**Written problem**
Write the data out again exactly, with no pictures.

**Information shown**
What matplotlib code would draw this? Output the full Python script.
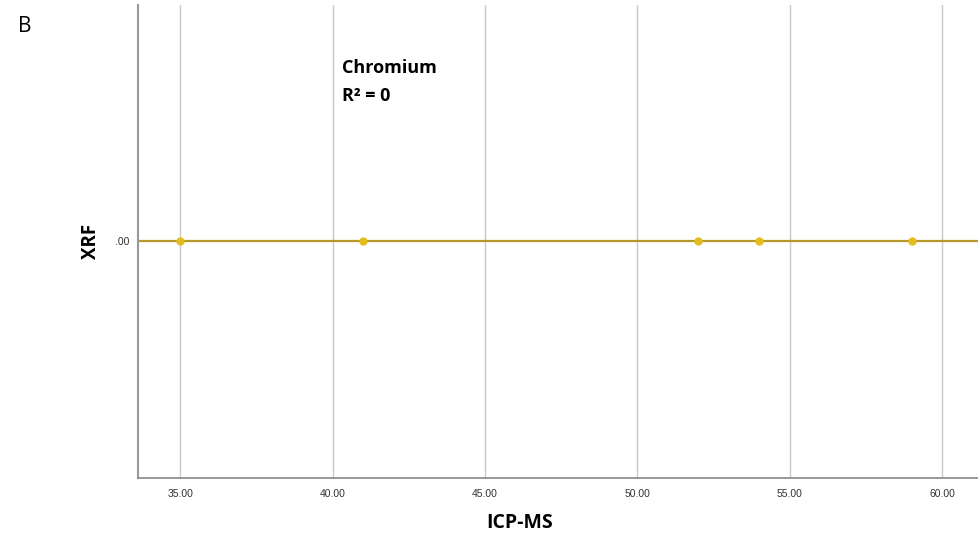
import matplotlib.pyplot as plt

# Data
icp_ms = [35, 41, 52, 54, 59]
xrf = [0, 0, 0, 0, 0]
x_ticks = [35, 40, 45, 50, 55, 60]

fig = plt.figure(figsize=(9.79, 5.39), dpi=100)
ax = fig.add_axes([0.141, 0.113, 0.859, 0.878])

ax.axhline(0, color="#B8982A", linewidth=1.6, zorder=2)
ax.scatter(icp_ms, xrf, s=36, color="#E3BC1E", zorder=3, linewidths=0)

ax.set_xlim(33.62, 61.21)
ax.set_ylim(-1, 1)
ax.set_xticks(x_ticks)
ax.set_xticklabels([f"{t:.2f}" for t in x_ticks])
ax.set_yticks([0])
ax.set_yticklabels([".00"])
ax.tick_params(length=0, labelsize=7.5, colors="#333333", pad=6)
ax.tick_params(axis="x", pad=8)
for lab in ax.get_xticklabels() + ax.get_yticklabels():
    lab.set_family("Liberation Sans")

ax.grid(axis="x", color="#C8C8C8", linewidth=1)
ax.set_axisbelow(True)
for side in ["top", "right"]:
    ax.spines[side].set_visible(False)
ax.spines["left"].set_color("#999999")
ax.spines["left"].set_linewidth(1.5)
ax.spines["bottom"].set_color("#888888")
ax.spines["bottom"].set_linewidth(1.2)

fig.text(520 / 979, 1 - 523 / 539, "ICP-MS", fontsize=14, fontweight="bold",
         family="Open Sans", ha="center", va="center")
fig.text(91 / 979, 1 - 241 / 539, "XRF", fontsize=13.5, fontweight="bold",
         family="Open Sans", ha="center", va="center", rotation=90)

ax.text(40.3, 0.675, "Chromium\nR² = 0", fontsize=13, fontweight="bold",
        family="Open Sans", va="center", ha="left", linespacing=1.75)

fig.text(0.018, 0.95, "B", fontsize=15, family="Open Sans", va="center")

plt.savefig("out.png", dpi=100)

**Written response**
What matplotlib code would draw this? Output the full Python script.
import matplotlib.pyplot as plt

# Data
icp_ms = [35, 41, 52, 54, 59]
xrf = [0, 0, 0, 0, 0]
x_ticks = [35, 40, 45, 50, 55, 60]

fig = plt.figure(figsize=(9.79, 5.39), dpi=100)
ax = fig.add_axes([0.141, 0.113, 0.859, 0.878])

ax.axhline(0, color="#B8982A", linewidth=1.6, zorder=2)
ax.scatter(icp_ms, xrf, s=36, color="#E3BC1E", zorder=3, linewidths=0)

ax.set_xlim(33.62, 61.21)
ax.set_ylim(-1, 1)
ax.set_xticks(x_ticks)
ax.set_xticklabels([f"{t:.2f}" for t in x_ticks])
ax.set_yticks([0])
ax.set_yticklabels([".00"])
ax.tick_params(length=0, labelsize=7.5, colors="#333333", pad=6)
ax.tick_params(axis="x", pad=8)
for lab in ax.get_xticklabels() + ax.get_yticklabels():
    lab.set_family("Liberation Sans")

ax.grid(axis="x", color="#C8C8C8", linewidth=1)
ax.set_axisbelow(True)
for side in ["top", "right"]:
    ax.spines[side].set_visible(False)
ax.spines["left"].set_color("#999999")
ax.spines["left"].set_linewidth(1.5)
ax.spines["bottom"].set_color("#888888")
ax.spines["bottom"].set_linewidth(1.2)

fig.text(520 / 979, 1 - 523 / 539, "ICP-MS", fontsize=14, fontweight="bold",
         family="Open Sans", ha="center", va="center")
fig.text(91 / 979, 1 - 241 / 539, "XRF", fontsize=13.5, fontweight="bold",
         family="Open Sans", ha="center", va="center", rotation=90)

ax.text(40.3, 0.675, "Chromium\nR² = 0", fontsize=13, fontweight="bold",
        family="Open Sans", va="center", ha="left", linespacing=1.75)

fig.text(0.018, 0.95, "B", fontsize=15, family="Open Sans", va="center")

plt.savefig("out.png", dpi=100)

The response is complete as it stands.